◆ **REQUIRED WORK**: Write the data out again exactly, dropping any images it holds.

◆ **PROVIDED MATERIAL**:
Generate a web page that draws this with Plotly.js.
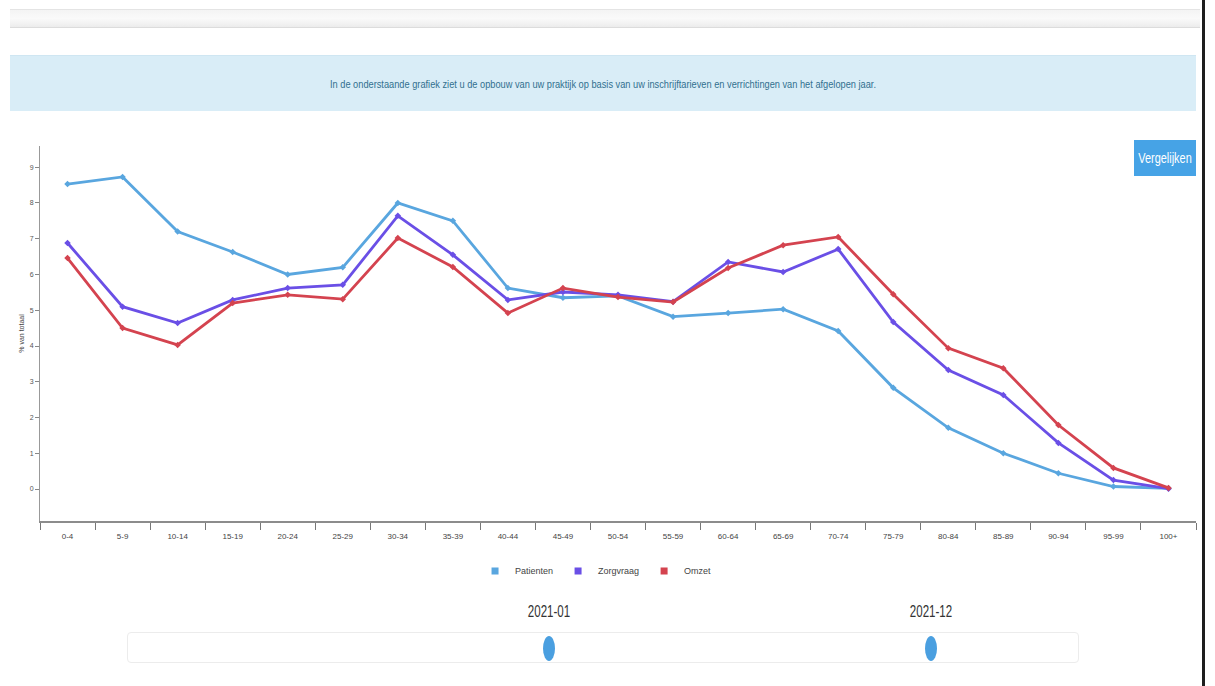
<!DOCTYPE html>
<html>
<head>
<meta charset="utf-8">
<script src="https://cdn.plot.ly/plotly-3.0.1.min.js"></script>
<style>
html,body{margin:0;padding:0;width:1215px;height:686px;overflow:hidden;background:#fff;font-family:"Liberation Sans",Arial,sans-serif;}
#chart{position:absolute;left:0;top:0;width:1215px;height:686px;z-index:1;}
.topbar{position:absolute;left:10px;top:9px;width:1190px;height:17px;background:linear-gradient(#f4f4f4,#fafafa 50%,#ececec);border-top:1px solid #e4e4e4;border-bottom:1px solid #dcdcdc;}
.edge{position:absolute;left:1202px;top:0;width:3px;height:686px;background:#1e1e1e;z-index:3;}
.banner{position:absolute;left:10px;top:55px;width:1186px;height:55px;background:#d9edf7;border-top:1px solid #cfe6f2;}
.banner span{position:absolute;left:50%;top:50%;transform:translate(-50%,-50%) scaleX(0.84);white-space:nowrap;font-size:11px;color:#31708f;}
.btn{position:absolute;left:1134px;top:140px;width:62px;height:36px;background:#46a3e6;z-index:2;}
.btn span{position:absolute;left:50%;top:50%;transform:translate(-50%,-50%) scaleX(0.78);white-space:nowrap;font-size:14px;color:#fff;}
.slider{position:absolute;left:127px;top:632px;width:950px;height:29px;border:1px solid #ececec;border-radius:4px;background:#fff;}
.handle{position:absolute;top:636px;width:12px;height:25px;border-radius:50%;background:#4a9fe0;z-index:2;}
.hlabel{position:absolute;top:603px;font-size:16px;color:#333;transform:translateX(-50%) scaleX(0.72);white-space:nowrap;}
</style>
</head>
<body>
<div class="topbar"></div>
<div class="banner"><span>In de onderstaande grafiek ziet u de opbouw van uw praktijk op basis van uw inschrijftarieven en verrichtingen van het afgelopen jaar.</span></div>
<div id="chart"></div>
<div class="btn"><span>Vergelijken</span></div>
<div class="slider"></div>
<div class="hlabel" style="left:549px">2021-01</div>
<div class="hlabel" style="left:931px">2021-12</div>
<div class="handle" style="left:543px"></div>
<div class="handle" style="left:925px"></div>
<div class="edge"></div>
<script>
const categories = ['0-4','5-9','10-14','15-19','20-24','25-29','30-34','35-39','40-44','45-49','50-54','55-59','60-64','65-69','70-74','75-79','80-84','85-89','90-94','95-99','100+'];
const patienten = [8.53, 8.73, 7.2, 6.63, 6.0, 6.2, 8.0, 7.5, 5.62, 5.35, 5.4, 4.82, 4.92, 5.03, 4.42, 2.83, 1.71, 1.0, 0.44, 0.07, 0.02];
const zorgvraag = [6.88, 5.1, 4.64, 5.29, 5.62, 5.71, 7.64, 6.55, 5.29, 5.51, 5.43, 5.24, 6.35, 6.07, 6.71, 4.67, 3.33, 2.63, 1.29, 0.25, 0.01];
const omzet = [6.46, 4.5, 4.03, 5.2, 5.43, 5.31, 7.02, 6.21, 4.92, 5.62, 5.37, 5.23, 6.18, 6.82, 7.05, 5.45, 3.94, 3.38, 1.79, 0.59, 0.03];
const seriesNames = ['Patienten', 'Zorgvraag', 'Omzet'];
const yTicks = [0,1,2,3,4,5,6,7,8,9];
const yTitle = '% van totaal';

const colors = ['#59a6df', '#6a4fe6', '#d4434f'];
const values = [patienten, zorgvraag, omzet];

const traces = [];
values.forEach((v, i) => {
  traces.push({
    x: categories, y: v, type: 'scatter', mode: 'lines+markers',
    name: seriesNames[i], showlegend: false, legendgroup: seriesNames[i],
    line: {color: colors[i], width: 2.8},
    marker: {color: colors[i], size: 5, symbol: 'diamond'},
    hoverinfo: 'x+y+name'
  });
});
values.forEach((v, i) => {
  traces.push({
    x: [null], y: [null], type: 'scatter', mode: 'markers',
    name: seriesNames[i], legendgroup: seriesNames[i], showlegend: true,
    marker: {color: colors[i], size: 7, symbol: 'square'}
  });
});

const layout = {
  width: 1215, height: 686,
  margin: {l: 40, r: 19, t: 146, b: 165, pad: 0},
  paper_bgcolor: 'rgba(0,0,0,0)', plot_bgcolor: 'rgba(0,0,0,0)',
  font: {family: '"Liberation Sans", Arial, sans-serif', color: '#444'},
  showlegend: true,
  legend: {orientation: 'h', x: 0.481, xanchor: 'center', y: -0.133, yanchor: 'middle',
           font: {size: 9, color: '#444'}, itemwidth: 30, bgcolor: 'rgba(0,0,0,0)'},
  xaxis: {
    type: 'category', range: [-0.5, 20.5], tickson: 'boundaries',
    ticks: 'outside', ticklen: 7, tickcolor: '#777', tickwidth: 1,
    showline: true, linecolor: '#8c8c8c', linewidth: 2,
    showgrid: false, zeroline: false,
    tickfont: {size: 8, color: '#444'}, ticklabelstandoff: 6
  },
  yaxis: {
    range: [-0.895, 9.594], tickvals: yTicks, ticktext: yTicks.map(String),
    ticks: 'outside', ticklen: 4, tickcolor: '#888',
    showline: true, linecolor: '#999', linewidth: 1,
    showgrid: false, zeroline: false,
    tickfont: {size: 7, color: '#555'},
    title: {text: yTitle, font: {size: 7, color: '#444'}, standoff: 4}
  }
};
Plotly.newPlot('chart', traces, layout, {displayModeBar: false, staticPlot: false});
</script>
</body>
</html>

◆ **CORRECT ANSWER**:
Generate a web page that draws this with Plotly.js.
<!DOCTYPE html>
<html>
<head>
<meta charset="utf-8">
<script src="https://cdn.plot.ly/plotly-3.0.1.min.js"></script>
<style>
html,body{margin:0;padding:0;width:1215px;height:686px;overflow:hidden;background:#fff;font-family:"Liberation Sans",Arial,sans-serif;}
#chart{position:absolute;left:0;top:0;width:1215px;height:686px;z-index:1;}
.topbar{position:absolute;left:10px;top:9px;width:1190px;height:17px;background:linear-gradient(#f4f4f4,#fafafa 50%,#ececec);border-top:1px solid #e4e4e4;border-bottom:1px solid #dcdcdc;}
.edge{position:absolute;left:1202px;top:0;width:3px;height:686px;background:#1e1e1e;z-index:3;}
.banner{position:absolute;left:10px;top:55px;width:1186px;height:55px;background:#d9edf7;border-top:1px solid #cfe6f2;}
.banner span{position:absolute;left:50%;top:50%;transform:translate(-50%,-50%) scaleX(0.84);white-space:nowrap;font-size:11px;color:#31708f;}
.btn{position:absolute;left:1134px;top:140px;width:62px;height:36px;background:#46a3e6;z-index:2;}
.btn span{position:absolute;left:50%;top:50%;transform:translate(-50%,-50%) scaleX(0.78);white-space:nowrap;font-size:14px;color:#fff;}
.slider{position:absolute;left:127px;top:632px;width:950px;height:29px;border:1px solid #ececec;border-radius:4px;background:#fff;}
.handle{position:absolute;top:636px;width:12px;height:25px;border-radius:50%;background:#4a9fe0;z-index:2;}
.hlabel{position:absolute;top:603px;font-size:16px;color:#333;transform:translateX(-50%) scaleX(0.72);white-space:nowrap;}
</style>
</head>
<body>
<div class="topbar"></div>
<div class="banner"><span>In de onderstaande grafiek ziet u de opbouw van uw praktijk op basis van uw inschrijftarieven en verrichtingen van het afgelopen jaar.</span></div>
<div id="chart"></div>
<div class="btn"><span>Vergelijken</span></div>
<div class="slider"></div>
<div class="hlabel" style="left:549px">2021-01</div>
<div class="hlabel" style="left:931px">2021-12</div>
<div class="handle" style="left:543px"></div>
<div class="handle" style="left:925px"></div>
<div class="edge"></div>
<script>
const categories = ['0-4','5-9','10-14','15-19','20-24','25-29','30-34','35-39','40-44','45-49','50-54','55-59','60-64','65-69','70-74','75-79','80-84','85-89','90-94','95-99','100+'];
const patienten = [8.53, 8.73, 7.2, 6.63, 6.0, 6.2, 8.0, 7.5, 5.62, 5.35, 5.4, 4.82, 4.92, 5.03, 4.42, 2.83, 1.71, 1.0, 0.44, 0.07, 0.02];
const zorgvraag = [6.88, 5.1, 4.64, 5.29, 5.62, 5.71, 7.64, 6.55, 5.29, 5.51, 5.43, 5.24, 6.35, 6.07, 6.71, 4.67, 3.33, 2.63, 1.29, 0.25, 0.01];
const omzet = [6.46, 4.5, 4.03, 5.2, 5.43, 5.31, 7.02, 6.21, 4.92, 5.62, 5.37, 5.23, 6.18, 6.82, 7.05, 5.45, 3.94, 3.38, 1.79, 0.59, 0.03];
const seriesNames = ['Patienten', 'Zorgvraag', 'Omzet'];
const yTicks = [0,1,2,3,4,5,6,7,8,9];
const yTitle = '% van totaal';

const colors = ['#59a6df', '#6a4fe6', '#d4434f'];
const values = [patienten, zorgvraag, omzet];

const traces = [];
values.forEach((v, i) => {
  traces.push({
    x: categories, y: v, type: 'scatter', mode: 'lines+markers',
    name: seriesNames[i], showlegend: false, legendgroup: seriesNames[i],
    line: {color: colors[i], width: 2.8},
    marker: {color: colors[i], size: 5, symbol: 'diamond'},
    hoverinfo: 'x+y+name'
  });
});
values.forEach((v, i) => {
  traces.push({
    x: [null], y: [null], type: 'scatter', mode: 'markers',
    name: seriesNames[i], legendgroup: seriesNames[i], showlegend: true,
    marker: {color: colors[i], size: 7, symbol: 'square'}
  });
});

const layout = {
  width: 1215, height: 686,
  margin: {l: 40, r: 19, t: 146, b: 165, pad: 0},
  paper_bgcolor: 'rgba(0,0,0,0)', plot_bgcolor: 'rgba(0,0,0,0)',
  font: {family: '"Liberation Sans", Arial, sans-serif', color: '#444'},
  showlegend: true,
  legend: {orientation: 'h', x: 0.481, xanchor: 'center', y: -0.133, yanchor: 'middle',
           font: {size: 9, color: '#444'}, itemwidth: 30, bgcolor: 'rgba(0,0,0,0)'},
  xaxis: {
    type: 'category', range: [-0.5, 20.5], tickson: 'boundaries',
    ticks: 'outside', ticklen: 7, tickcolor: '#777', tickwidth: 1,
    showline: true, linecolor: '#8c8c8c', linewidth: 2,
    showgrid: false, zeroline: false,
    tickfont: {size: 8, color: '#444'}, ticklabelstandoff: 6
  },
  yaxis: {
    range: [-0.895, 9.594], tickvals: yTicks, ticktext: yTicks.map(String),
    ticks: 'outside', ticklen: 4, tickcolor: '#888',
    showline: true, linecolor: '#999', linewidth: 1,
    showgrid: false, zeroline: false,
    tickfont: {size: 7, color: '#555'},
    title: {text: yTitle, font: {size: 7, color: '#444'}, standoff: 4}
  }
};
Plotly.newPlot('chart', traces, layout, {displayModeBar: false, staticPlot: false});
</script>
</body>
</html>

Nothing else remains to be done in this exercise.